© 2024 Arizent. All rights reserved.

JPMorgan readies CMBS with heavy exposure to pair of luxury Seattle hotels

Two major hotels located in Seattle’s waterfront central business district highlight a $774.1 million offering of commercial mortgage bonds from JPMorgan.

JPMCC 2019-COR4 is backed by 38 loans, the largest of which is a $77 million loan used by investor R.C. Hedreen Co. to refinance the Renaissance Hotel. Hedreen is also the sponsor of a the sixth largest asset, a $33 million loan refinancing the Grand Hyatt Seattle, according to presale reports from Kroll Bond Rating Agency and Fitch Ratings.

ASR_JPmcmbs0211

The two loans (making up 14.2% of the pool’s assets) are not cross-collateralized nor cross-defaulted, meaning that the sponsor has less incentive to share capital between the properties to stave off any default, according to Kroll. Hedreen received more than $71 million in equity cash-out from both loans, both of which have pari passu debt obligations outside of the trust’s holdings.

Another large-loan exposure is the $75 million first mortgage taken out by the San Francisco-area real estate developer A.J. Batt for a 145,179-square-foot office tower in San Mateo that has more than 32% of its space leased to the Chinese e-commerce conglomerate Alibaba Group.

Nineteen classes of notes will be issued in the transaction, including $586.37 million in Class A senior notes with preliminary triple-A ratings from Kroll and Fitch that benefit from 30% credit enhancement.

According to both agencies’ presale reports, the deal has an higher-than-average portfolio loan-to-value ratio. Fitch’s own 109.8% LTV level is above its 102% average for Fitch-rated conduit deals in 2018, and 101.6% in 2017.

The Kroll-derived LTV ratio applied to the portfolio was 102.2%, and was the second highest among 11 CMBS conduits rated by Kroll in the past six months that averaged 95.9%. Kroll noted 25 of the loans, or 62.5% of the pool, have LTVs in excess of 100%.

But the pool’s collateral quality was higher than recent transactions, Fitch stated, with 76.3% of the properties grading out as B+ or greater compared to its 2018 average of 50.2%.

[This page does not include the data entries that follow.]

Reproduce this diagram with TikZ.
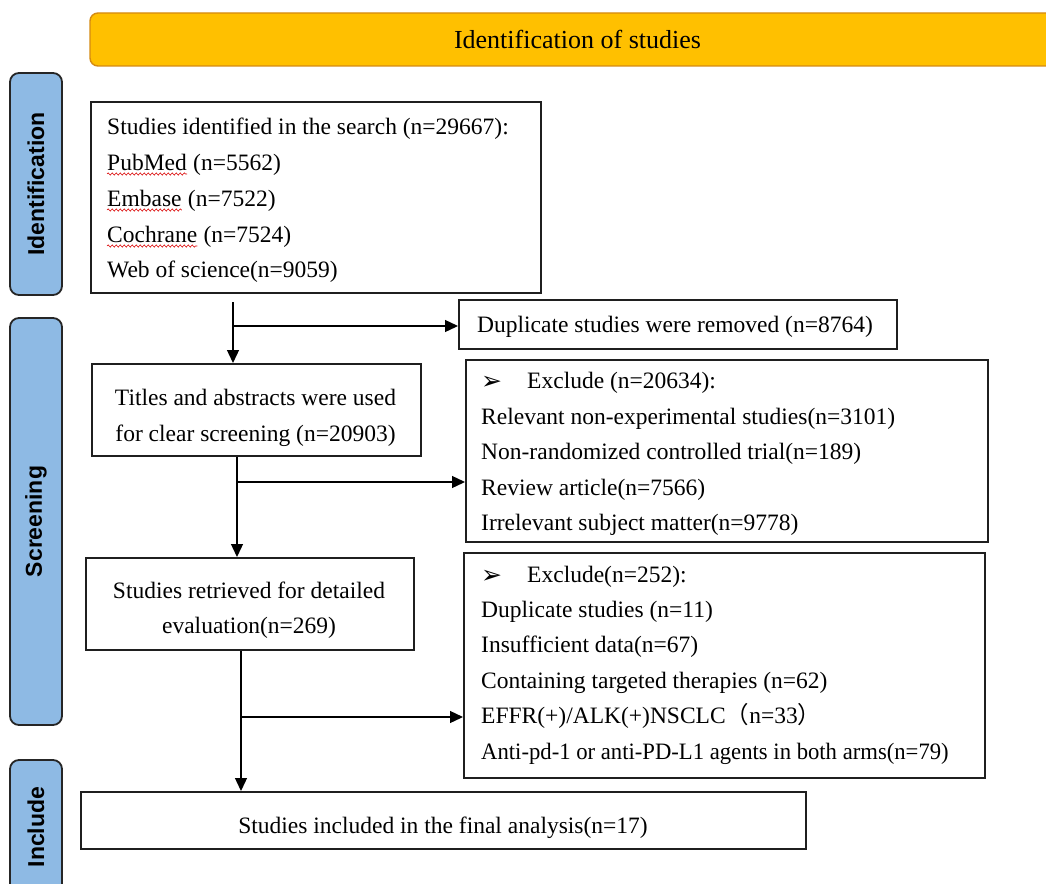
\documentclass[tikz,border=0pt]{standalone}
\usepackage{fontspec}
\usetikzlibrary{arrows.meta,decorations.pathmorphing}
\setmainfont{Liberation Serif}
\newfontfamily\sidefont{Liberation Sans}
\newfontfamily\dingfont{DejaVu Sans}
\newfontfamily\cjkfont{Noto Sans CJK SC}
\definecolor{sideblue}{RGB}{142,186,228}
\definecolor{hdrfill}{RGB}{255,192,0}
\definecolor{hdrdraw}{RGB}{212,138,18}
\tikzset{
  box/.style={draw=black!88, line width=1.8pt, inner sep=0pt, anchor=north west},
  side/.style={draw=black!85, line width=1.8pt, fill=sideblue, rounded corners=9pt, rotate=90,
    font={\sidefont\bfseries\fontsize{23}{23}\selectfont}, inner sep=0pt},
  arr/.style={line width=1.3pt, draw=black, -{Triangle[length=13pt,width=12pt]}},
  ln/.style={anchor=base west, inner sep=0pt, font={\fontsize{23.5}{28}\selectfont}},
  cl/.style={anchor=base, inner sep=0pt, font={\fontsize{23.5}{28}\selectfont}},
  bull/.style={anchor=base west, inner sep=0pt, font={\dingfont\fontsize{25}{25}\selectfont}},
  wavy/.style={draw=red!85!black, line width=0.6pt, decorate, decoration={snake, amplitude=1.1pt, segment length=4pt}},
}
\begin{document}
\begin{tikzpicture}[x=1pt,y=-1pt]
\useasboundingbox (0,0) rectangle (1046,883);
% header
\node[draw=hdrdraw, line width=1.4pt, fill=hdrfill, rounded corners=8pt, minimum width=975, minimum height=53,
  font={\fontsize{26}{26}\selectfont}, inner sep=0pt] (hdr) at (577.5,39.5) {Identification of studies};
% side bars
\node[side, minimum width=222, minimum height=52] (sid) at (36,184) {Identification};
\node[side, minimum width=407, minimum height=52] (sscr) at (36,521.5) {Screening};
\node[side, minimum width=134, minimum height=52] (sinc) at (36,827) {Include};
% boxes
\node[box, minimum width=450, minimum height=191] (b1) at (90,101) {};
\node[box, minimum width=438, minimum height=49] (dup) at (458,299) {};
\node[box, minimum width=329, minimum height=92] (b2) at (91,363) {};
\node[box, minimum width=522, minimum height=182] (ex1) at (465,359) {};
\node[box, minimum width=328, minimum height=92] (b3) at (85,557) {};
\node[box, minimum width=521, minimum height=225] (ex2) at (463,552) {};
\node[box, minimum width=725, minimum height=57] (fin) at (80,791) {};
% box 1 text
\node[ln] (b1l1) at (107,134) {Studies identified in the search (n=29667):};
\node[ln] (pm) at (107,170) {PubMed};
\node[ln] (pmn) at ([xshift=6pt]pm.base east) {(n=5562)};
\node[ln] (em) at (107,206) {Embase};
\node[ln] (emn) at ([xshift=6pt]em.base east) {(n=7522)};
\node[ln] (co) at (107,242) {Cochrane};
\node[ln] (con) at ([xshift=6pt]co.base east) {(n=7524)};
\node[ln] (b1l5) at (107,277) {Web of science(n=9059)};
\draw[wavy] ([yshift=-4pt]pm.base west) -- ([yshift=-4pt]pm.base east);
\draw[wavy] ([yshift=-4pt]em.base west) -- ([yshift=-4pt]em.base east);
\draw[wavy] ([yshift=-4pt]co.base west) -- ([yshift=-4pt]co.base east);
% duplicate text
\node[ln] (dupt) at (477,332) {Duplicate studies were removed (n=8764)};
% box 2 text
\node[cl] (b2l1) at (255.5,405) {Titles and abstracts were used};
\node[cl] (b2l2) at (255.5,441) {for clear screening (n=20903)};
% exclude 1 text
\node[bull] (ex1b) at (481,389) {➢};
\node[ln] (ex1l1) at (527,388) {Exclude (n=20634):};
\node[ln] (ex1l2) at (481,424) {Relevant non-experimental studies(n=3101)};
\node[ln] (ex1l3) at (481,459) {Non-randomized controlled trial(n=189)};
\node[ln] (ex1l4) at (481,495) {Review article(n=7566)};
\node[ln] (ex1l5) at (481,530) {Irrelevant subject matter(n=9778)};
% box 3 text
\node[cl] (b3l1) at (249,598) {Studies retrieved for detailed};
\node[cl] (b3l2) at (249,633) {evaluation(n=269)};
% exclude 2 text
\node[bull] (ex2b) at (481,583) {➢};
\node[ln] (ex2l1) at (527,582) {Exclude(n=252):};
\node[ln] (ex2l2) at (481,617) {Duplicate studies (n=11)};
\node[ln] (ex2l3) at (481,652) {Insufficient data(n=67)};
\node[ln] (ex2l4) at (481,688) {Containing targeted therapies (n=62)};
\node[ln] (ex2l5) at (481,723) {EFFR(+)/ALK(+)NSCLC{\cjkfont （}n=33{\cjkfont ）}};
\node[ln] (ex2l6) at (481,759) {\scalebox{0.965}[1]{Anti-pd-1 or anti-PD-L1 agents in both arms(n=79)}};
% final text
\node[cl] (fint) at (443,833) {Studies included in the final analysis(n=17)};
% connectors
\coordinate (s1) at (233,302);
\coordinate (br1) at (233,326);
\draw[arr] (s1) -- (s1 |- b2.north);
\draw[arr] (br1) -- (br1 -| dup.west);
\coordinate (s2) at (b2.south -| 237,0);
\coordinate (br2) at (237,482);
\draw[arr] (s2) -- (s2 |- b3.north);
\draw[arr] (br2) -- (br2 -| ex1.west);
\coordinate (s3) at (b3.south -| 241,0);
\coordinate (br3) at (241,717);
\draw[arr] (s3) -- (s3 |- fin.north);
\draw[arr] (br3) -- (br3 -| ex2.west);
\end{tikzpicture}
\end{document}
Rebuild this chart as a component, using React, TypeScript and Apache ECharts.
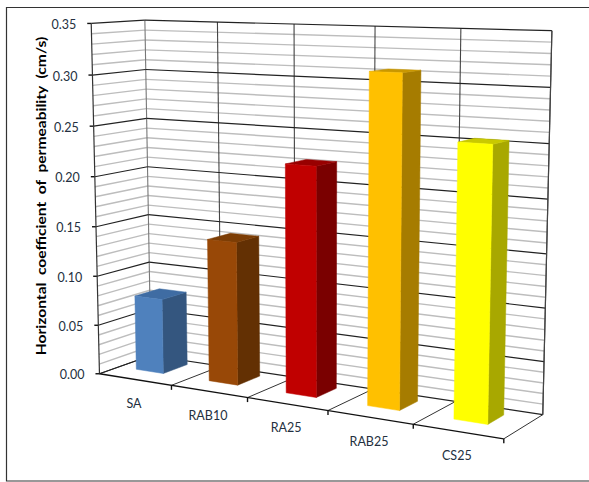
import React, { useEffect, useRef } from "react";
import * as echarts from "echarts";

const categories = ["SA", "RAB10", "RA25", "RAB25", "CS25"];
const permeability = [0.076, 0.142, 0.222, 0.312, 0.253];
const frontColors = ["#4f81bd", "#984807", "#c00000", "#ffc000", "#ffff00"];
const sideColors = ["#34567f", "#633003", "#7a0000", "#a67c00", "#a8a800"];
const topColors = ["#3f6ca3", "#7c3d05", "#980000", "#c99700", "#c9c900"];
const valueTicks = ["0.00", "0.05", "0.10", "0.15", "0.20", "0.25", "0.30", "0.35"];
const axisTitle = "Horizontal  coefficient  of  permeability  (cm/s)";

const FONT = "Lato, 'Open Sans', sans-serif";
const GRID = { left: 100, top: 23.5, width: 404, height: 348.5 };
const VALUE_MAX = 0.35;
const BAR_U = [-0.26, 0.12];
const BAR_D = [0.38, 0.86];
const BAR_U_DRIFT = 0.009;
const BAR_D_DRIFT = 0.02;

// Camera calibration: box coordinates [u, depth, height] and where they land on screen.
const CAMERA_ANCHORS: number[][] = [
  [0, 0, 0, 100, 372], [1, 0, 0, 504, 439], [0, 1, 0, 150.5, 357], [1, 1, 0, 543, 413],
  [0, 0, 1, 91, 23.5], [0, 1, 1, 145, 20], [1, 1, 1, 552, 31],
  [0.2, 0, 0, 171.7, 385], [0.4, 0, 0, 247, 397.7], [0.6, 0, 0, 328, 411.7], [0.8, 0, 0, 413, 425],
  [0.2, 1, 1, 217.7, 22], [0.4, 1, 1, 294, 24], [0.6, 1, 1, 375, 26], [0.8, 1, 1, 460.7, 28.3],
];

function solveLinear(m: number[][], r: number[]): number[] {
  const n = r.length;
  for (let c = 0; c < n; c++) {
    let p = c;
    for (let i = c + 1; i < n; i++) if (Math.abs(m[i][c]) > Math.abs(m[p][c])) p = i;
    [m[c], m[p]] = [m[p], m[c]];
    [r[c], r[p]] = [r[p], r[c]];
    for (let i = c + 1; i < n; i++) {
      const f = m[i][c] / m[c][c];
      for (let j = c; j < n; j++) m[i][j] -= f * m[c][j];
      r[i] -= f * r[c];
    }
  }
  const x = new Array(n).fill(0);
  for (let i = n - 1; i >= 0; i--) {
    let s = r[i];
    for (let j = i + 1; j < n; j++) s -= m[i][j] * x[j];
    x[i] = s / m[i][i];
  }
  return x;
}

// Least-squares fit of a projective camera to the anchors.
function fitCamera(anchors: number[][]): number[] {
  const rows: number[][] = [];
  const rhs: number[] = [];
  anchors.forEach(([u, d, h, sx, sy]) => {
    const x = sx / 500;
    const y = sy / 500;
    rows.push([1, u, d, h, 0, 0, 0, 0, -x * u, -x * d, -x * h]);
    rhs.push(x);
    rows.push([0, 0, 0, 0, 1, u, d, h, -y * u, -y * d, -y * h]);
    rhs.push(y);
  });
  const n = 11;
  const ata = Array.from({ length: n }, () => new Array(n).fill(0));
  const atb = new Array(n).fill(0);
  rows.forEach((row, k) => {
    for (let i = 0; i < n; i++) {
      atb[i] += row[i] * rhs[k];
      for (let j = 0; j < n; j++) ata[i][j] += row[i] * row[j];
    }
  });
  return solveLinear(ata, atb);
}

const cam = fitCamera(CAMERA_ANCHORS);
function project(u: number, d: number, h: number): number[] {
  const w = 1 + cam[8] * u + cam[9] * d + cam[10] * h;
  return [
    (500 * (cam[0] + cam[1] * u + cam[2] * d + cam[3] * h)) / w,
    (500 * (cam[4] + cam[5] * u + cam[6] * d + cam[7] * h)) / w,
  ];
}

const toU = (px: number) => (px - GRID.left) / GRID.width;
const toH = (py: number) => (GRID.top + GRID.height - py) / GRID.height;

function segment(a: number[], b: number[], stroke: string, lineWidth: number) {
  return {
    type: "line",
    shape: { x1: a[0], y1: a[1], x2: b[0], y2: b[1] },
    style: { stroke, lineWidth, fill: "none" },
  };
}

function renderBox(_params: any, api: any) {
  const children: any[] = [];
  const heightOf = (v: number) => toH(api.coord([0, v])[1]);
  const step = 0.01;
  const count = Math.round(VALUE_MAX / step);

  // Fine gridlines on the left and back walls.
  for (let k = 1; k <= count; k++) {
    if (k % 5 === 0) continue;
    const h = heightOf(k * step);
    children.push(segment(project(0, 0, h), project(0, 1, h), "#bdbdbd", 1.4));
    children.push(segment(project(0, 1, h), project(1, 1, h), "#bdbdbd", 1.4));
  }
  // Edges at category boundaries, on the back wall and across the floor.
  const band = api.size([1, 0])[0] / GRID.width;
  for (let i = 0; i <= categories.length; i++) {
    const u = i * band;
    const wallColor = i === 0 ? "#777777" : "#444444";
    const foot = project(u, 0, 0);
    children.push(segment(project(u, 1, 0), project(u, 1, 1), wallColor, 1.1));
    children.push(segment(foot, project(u, 1, 0), "#333333", 1));
    if (i > 0) children.push(segment(foot, [foot[0], foot[1] + 4.5], "#111111", 1.4));
  }
  // Major gridlines, with ticks and labels on the value axis.
  valueTicks.forEach((label) => {
    const h = heightOf(Number(label));
    const p = project(0, 0, h);
    children.push(segment(p, project(0, 1, h), "#222222", 1.2));
    children.push(segment(project(0, 1, h), project(1, 1, h), "#222222", 1.2));
    children.push(segment([p[0] - 4, p[1]], p, "#111111", 1.4));
    children.push({
      type: "text",
      style: {
        text: label, x: p[0] - 15, y: p[1] + 1, align: "right", verticalAlign: "middle",
        fill: "#243040", font: `12.5px ${FONT}`,
      },
    });
  });
  children.push(segment(project(0, 0, 0), project(0, 0, 1), "#333333", 1.2));
  children.push(segment(project(0, 0, 0), project(1, 0, 0), "#111111", 1.3));
  children.push(segment(project(1, 1, 0), project(1, 1, 1), "#444444", 1.2));

  // Category labels under the front edge.
  categories.forEach((name, i) => {
    const p = project((i + 0.5) * band, 0, 0);
    children.push({
      type: "text",
      style: {
        text: name, x: p[0] - 1, y: p[1] + 24, align: "center", verticalAlign: "middle",
        fill: "#243040", font: `12.5px ${FONT}`,
      },
    });
  });
  return { type: "group", children };
}

function renderBar(_params: any, api: any) {
  const i = api.value(0);
  const tip = api.coord([i, api.value(1)]);
  const band = api.size([1, 0])[0] / GRID.width;
  const uc = toU(tip[0]);
  const h = toH(tip[1]);
  const u0 = uc + (BAR_U[0] + BAR_U_DRIFT * i) * band;
  const u1 = uc + (BAR_U[1] + BAR_U_DRIFT * i) * band;
  const d0 = BAR_D[0];
  const d1 = BAR_D[1] - BAR_D_DRIFT * i;
  const face = (pts: number[][], fill: string) => ({
    type: "polygon",
    shape: { points: pts.map(([u, d, z]) => project(u, d, z)) },
    style: { fill, stroke: fill, lineWidth: 0.5 },
  });
  return {
    type: "group",
    children: [
      face([[u1, d0, 0], [u1, d1, 0], [u1, d1, h], [u1, d0, h]], sideColors[i]),
      face([[u0, d0, h], [u1, d0, h], [u1, d1, h], [u0, d1, h]], topColors[i]),
      face([[u0, d0, 0], [u1, d0, 0], [u1, d0, h], [u0, d0, h]], frontColors[i]),
    ],
  };
}

export default function App() {
  const ref = useRef<HTMLDivElement>(null);
  useEffect(() => {
    if (!ref.current) return;
    const chart = echarts.init(ref.current, undefined, { renderer: "svg" });
    chart.setOption({
      animation: false,
      backgroundColor: "#ffffff",
      grid: { ...GRID },
      xAxis: { type: "category", data: categories, show: false },
      yAxis: { type: "value", min: 0, max: VALUE_MAX, interval: 0.05, show: false },
      graphic: [
        {
          type: "polyline",
          shape: { points: [[640, 7.5], [6.5, 7.5], [6.5, 481], [640, 481]] },
          style: { fill: "none", stroke: "#333333", lineWidth: 1.2 },
          silent: true,
        },
        {
          type: "text",
          x: 41, y: 196, rotation: Math.PI / 2, scaleX: 1.2,
          style: {
            text: axisTitle, align: "center", verticalAlign: "middle",
            fill: "#000000", font: `bold 13px ${FONT}`,
          },
          silent: true,
        },
      ],
      series: [
        {
          type: "custom", coordinateSystem: "cartesian2d", silent: true,
          renderItem: renderBox, data: [[0, 0]], z: 1,
        },
        {
          type: "custom", coordinateSystem: "cartesian2d", silent: true,
          renderItem: renderBar, z: 2,
          data: permeability.map((v, i) => [i, v]),
        },
      ],
    });
    return () => chart.dispose();
  }, []);
  return <div ref={ref} style={{ position: "fixed", left: 0, top: 0, width: 589, height: 482 }} />;
}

The loans in the pool have a lower-than-average amortization schedule, with expected deleveraging of just 6.3% (Kroll’s estimate) after the expected 9.5-year remaining life of the collateral. Fitch projects a 6.1% pay-down of the maturity.

The pool’s percentage of existing pari passu debt (18%) along with one loan permitting future additional debt (2.4%) combined are below the average 27.9% of third-party external debt usually included in Kroll-rated conduits, and considered credit-neutral for the deal.

The deal also has a below average exposure to single-tenant properties (25 properties representing 20.5% of the pool, below the Kroll average of 21.7%).

Including the Hedreen hotel properties, there are three groups of loans (26.9%) with affiliated borrowers that are neither cross-collateralized or cross-defaulted. This is significantly above the average (10.7%) for the comparable set, which ranged from 2.1% to 18.1%.

JPMorgan, Deutsche Bank, Jefferies and Academy Securities are the underwriters on the transaction.

Of the 30 loans sold to the trust by LCM, five were originated externally by Deutsche or its U.S. holding company subsidiary German American Capital Corp.

LCM is majority co-owned by the Government of Singapore Investment Corp. and the Canada Pension Plan Investment Board, which acquired its share from original JV co-founder Jefferies.